ラスベガスにおける無料アトラクションといえば、なんといってもベラージオホテルの噴水ショーがその代表格。(写真下)
そのことに異論はないだろうが、噴水ショーはベラージオだけではない。規模こそ大きく異なるものの、プラネットハリウッドホテルに併設されているショッピングモール内の噴水(この週刊ラスベガスニュースの第628号で特集)、郊外型カジノホテルのサムズタウン内のもの(同、773号)、さらにアリアホテルの正面玄関前、フラミンゴホテルの北側に位置するプロムナード LINQ 内、シーザーズパレスのフォーラムショップス内など、それなりに工夫をこらした噴水ショーは複数存在している。

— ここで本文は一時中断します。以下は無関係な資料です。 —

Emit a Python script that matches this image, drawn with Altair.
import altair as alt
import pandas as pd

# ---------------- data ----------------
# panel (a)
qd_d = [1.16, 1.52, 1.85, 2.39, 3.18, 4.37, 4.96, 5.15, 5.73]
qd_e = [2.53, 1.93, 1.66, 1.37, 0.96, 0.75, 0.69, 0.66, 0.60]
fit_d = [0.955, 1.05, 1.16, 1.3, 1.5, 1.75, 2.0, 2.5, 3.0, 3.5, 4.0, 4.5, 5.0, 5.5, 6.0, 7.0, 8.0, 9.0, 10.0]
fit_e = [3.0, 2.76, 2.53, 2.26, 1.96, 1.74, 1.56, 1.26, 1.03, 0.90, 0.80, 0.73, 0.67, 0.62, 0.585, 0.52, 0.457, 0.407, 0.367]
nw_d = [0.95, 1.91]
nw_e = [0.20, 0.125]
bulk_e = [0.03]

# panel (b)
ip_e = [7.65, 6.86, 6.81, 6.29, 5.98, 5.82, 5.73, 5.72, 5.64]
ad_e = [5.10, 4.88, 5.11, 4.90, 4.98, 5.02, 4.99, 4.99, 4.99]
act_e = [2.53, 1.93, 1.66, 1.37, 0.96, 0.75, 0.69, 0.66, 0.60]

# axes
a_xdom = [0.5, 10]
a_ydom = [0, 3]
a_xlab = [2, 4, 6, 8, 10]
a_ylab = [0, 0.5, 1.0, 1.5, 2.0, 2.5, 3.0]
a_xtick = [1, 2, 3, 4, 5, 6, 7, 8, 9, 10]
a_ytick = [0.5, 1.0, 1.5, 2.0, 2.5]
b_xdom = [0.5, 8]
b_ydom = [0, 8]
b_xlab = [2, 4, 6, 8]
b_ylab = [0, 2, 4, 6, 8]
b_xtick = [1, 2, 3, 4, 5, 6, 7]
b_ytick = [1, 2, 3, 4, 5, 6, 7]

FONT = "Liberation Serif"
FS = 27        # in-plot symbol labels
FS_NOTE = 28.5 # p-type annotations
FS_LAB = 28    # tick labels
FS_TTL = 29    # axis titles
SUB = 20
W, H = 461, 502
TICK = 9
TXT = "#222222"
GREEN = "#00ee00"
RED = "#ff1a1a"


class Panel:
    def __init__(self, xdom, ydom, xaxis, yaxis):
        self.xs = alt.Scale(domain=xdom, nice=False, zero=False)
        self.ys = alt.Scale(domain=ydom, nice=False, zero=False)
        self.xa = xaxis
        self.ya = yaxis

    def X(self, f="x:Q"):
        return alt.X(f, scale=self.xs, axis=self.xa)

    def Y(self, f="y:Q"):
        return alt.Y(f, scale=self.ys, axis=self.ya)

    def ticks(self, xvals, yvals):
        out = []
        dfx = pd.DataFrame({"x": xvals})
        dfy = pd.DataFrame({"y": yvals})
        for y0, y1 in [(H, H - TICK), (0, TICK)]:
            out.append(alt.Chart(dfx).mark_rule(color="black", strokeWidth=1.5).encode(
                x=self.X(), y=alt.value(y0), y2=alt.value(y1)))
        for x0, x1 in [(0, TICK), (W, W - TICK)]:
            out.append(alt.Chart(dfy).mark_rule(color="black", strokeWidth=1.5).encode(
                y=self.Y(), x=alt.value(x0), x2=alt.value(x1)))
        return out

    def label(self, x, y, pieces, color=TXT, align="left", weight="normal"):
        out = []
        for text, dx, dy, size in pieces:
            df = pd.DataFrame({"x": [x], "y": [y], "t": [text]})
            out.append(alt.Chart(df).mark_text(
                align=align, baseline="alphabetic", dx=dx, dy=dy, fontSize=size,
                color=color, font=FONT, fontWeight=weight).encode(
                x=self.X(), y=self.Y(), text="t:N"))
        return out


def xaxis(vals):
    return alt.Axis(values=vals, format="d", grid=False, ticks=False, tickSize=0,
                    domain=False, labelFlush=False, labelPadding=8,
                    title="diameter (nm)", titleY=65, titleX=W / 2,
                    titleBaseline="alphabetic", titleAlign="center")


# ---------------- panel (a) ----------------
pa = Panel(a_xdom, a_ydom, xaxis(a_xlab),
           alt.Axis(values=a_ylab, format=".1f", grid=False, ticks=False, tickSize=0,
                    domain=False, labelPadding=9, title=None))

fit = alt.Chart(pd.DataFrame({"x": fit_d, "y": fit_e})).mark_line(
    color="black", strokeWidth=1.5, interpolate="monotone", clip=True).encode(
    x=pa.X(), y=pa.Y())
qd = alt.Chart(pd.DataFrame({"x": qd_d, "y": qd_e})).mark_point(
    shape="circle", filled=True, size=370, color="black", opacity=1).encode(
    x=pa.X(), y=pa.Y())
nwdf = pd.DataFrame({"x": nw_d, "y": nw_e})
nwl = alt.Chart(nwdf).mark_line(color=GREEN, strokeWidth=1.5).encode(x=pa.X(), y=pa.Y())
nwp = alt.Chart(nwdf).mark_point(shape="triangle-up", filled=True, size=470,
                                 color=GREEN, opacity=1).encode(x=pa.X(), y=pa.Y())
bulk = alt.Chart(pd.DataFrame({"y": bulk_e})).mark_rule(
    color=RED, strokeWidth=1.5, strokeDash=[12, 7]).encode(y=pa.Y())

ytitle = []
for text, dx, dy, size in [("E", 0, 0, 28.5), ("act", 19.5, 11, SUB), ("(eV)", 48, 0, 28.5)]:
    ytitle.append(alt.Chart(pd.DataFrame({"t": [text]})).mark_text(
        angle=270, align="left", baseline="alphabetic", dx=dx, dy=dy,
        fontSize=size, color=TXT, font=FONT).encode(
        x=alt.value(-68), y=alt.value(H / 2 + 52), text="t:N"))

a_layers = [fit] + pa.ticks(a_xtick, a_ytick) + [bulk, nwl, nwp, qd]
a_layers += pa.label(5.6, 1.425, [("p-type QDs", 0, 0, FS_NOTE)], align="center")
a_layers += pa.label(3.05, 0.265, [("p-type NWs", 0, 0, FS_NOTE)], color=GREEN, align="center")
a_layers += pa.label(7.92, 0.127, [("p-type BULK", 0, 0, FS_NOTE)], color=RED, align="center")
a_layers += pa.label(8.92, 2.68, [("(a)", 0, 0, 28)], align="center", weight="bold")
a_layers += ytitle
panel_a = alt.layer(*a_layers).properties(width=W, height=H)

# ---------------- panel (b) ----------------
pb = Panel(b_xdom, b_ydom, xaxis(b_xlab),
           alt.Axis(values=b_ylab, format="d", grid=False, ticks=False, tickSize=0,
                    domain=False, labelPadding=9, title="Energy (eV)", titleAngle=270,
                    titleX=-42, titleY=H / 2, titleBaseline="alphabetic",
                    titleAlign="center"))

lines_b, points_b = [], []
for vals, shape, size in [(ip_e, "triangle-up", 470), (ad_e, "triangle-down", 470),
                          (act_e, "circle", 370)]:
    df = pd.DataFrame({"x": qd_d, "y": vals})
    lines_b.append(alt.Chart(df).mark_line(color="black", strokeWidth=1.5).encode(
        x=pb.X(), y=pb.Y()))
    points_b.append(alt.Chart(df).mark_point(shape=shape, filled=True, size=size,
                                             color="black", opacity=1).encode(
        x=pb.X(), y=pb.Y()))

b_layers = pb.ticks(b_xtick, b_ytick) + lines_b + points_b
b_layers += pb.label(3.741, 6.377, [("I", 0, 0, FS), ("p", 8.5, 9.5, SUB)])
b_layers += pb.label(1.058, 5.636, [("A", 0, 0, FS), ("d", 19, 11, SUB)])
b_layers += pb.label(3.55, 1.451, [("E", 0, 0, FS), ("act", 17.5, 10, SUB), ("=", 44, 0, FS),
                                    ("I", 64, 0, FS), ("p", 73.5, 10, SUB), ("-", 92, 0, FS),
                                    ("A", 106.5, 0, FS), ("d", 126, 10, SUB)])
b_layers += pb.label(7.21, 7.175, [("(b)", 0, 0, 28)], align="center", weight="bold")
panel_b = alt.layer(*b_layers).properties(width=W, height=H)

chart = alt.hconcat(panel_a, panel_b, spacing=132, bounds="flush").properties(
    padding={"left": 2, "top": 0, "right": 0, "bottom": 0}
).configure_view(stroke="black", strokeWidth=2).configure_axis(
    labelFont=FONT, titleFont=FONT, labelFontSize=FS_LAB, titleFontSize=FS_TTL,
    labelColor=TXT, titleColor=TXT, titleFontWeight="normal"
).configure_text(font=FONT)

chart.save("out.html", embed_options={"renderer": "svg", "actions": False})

今週は、そんな噴水を使ったアトラクションの中でも最も新しい(といってもすでに数ヶ月が経過しているが)、ウィン・ラスベガスのもの(写真下)を紹介してみたい。
場所は、ストリップ大通りと Sands アベニューの交差点。ウィン・ラスベガスの敷地内で最も交差点に近い位置と覚えておけば、探し出すのに苦労はしないはずだ。
この噴水ショーの最大の特徴は、エンドレスで行われているということ。つまり他の噴水ショーとは異なり、上演時刻を待つ必要がない。午前中から深夜まで、途切れることなく音楽が流れ(フランク・シナトラなど往年の曲が多い)、それに合わせて噴水が踊り続ける。いつ行っても観ることができるので、滞在期間が短い旅行者にとっては市内観光の日程に組み込みやすく大変ありがたい。(ただし深夜零時から早朝にかけては上演停止)
ベラージオホテルのものとの最大の違いは(規模の違いは無視するとして)、噴水を照らし出す照明がカラーであるということ。色付きの演出はベラージオでは観られないので(特別のイベントでの上演のときは色付きもあるが)、その部分を意識しながら鑑賞すればそこそこ楽しめるはずだ。
その他にはこれといった特徴は見当たらないが、しいてあげるならば、噴水のまわりを一周できるようになっている部分に注目したい。周囲を移動しながら、いろいろな角度から観るようにすると、背景がウィンからパラッツォホテルに、さらにトレジャーアイランドホテルからファッションショーモールに変化したりするので、撮影スポットとしてはおもしろいかもしれない。このページの文末に並べた写真は、そんなことを意識しながら撮ってみたさまざまな角度からの写真だ。
最後に余談になるが、ベラージオの噴水ショーを企画し実現させたのは、このウィン・ラスベガスのオーナーであるスティーブ・ウィン氏。そして今回の噴水のデザインや設置を担当したのはベラージオのときと同じ WET Design社。
現在のベラージオとウィン・ラスベガスは互いにライバルであり、提携関係などにあるわけではないが、こと噴水に関しては何か因縁じみたものを感じずにはいられない。
ちなみにウィン氏はベラージオを建設したあと、経営難に陥り、当時所有していたいくつかのホテルと一緒にベラージオを MGM社にやむなく売却。その売却資金を元手に、当時の日本のパチスロ製造業アルゼ社(現ユニバーサルエンターテインメント社)の会長だった岡田和生氏のサポートを得て建設したのがウィン・ラスベガスだ。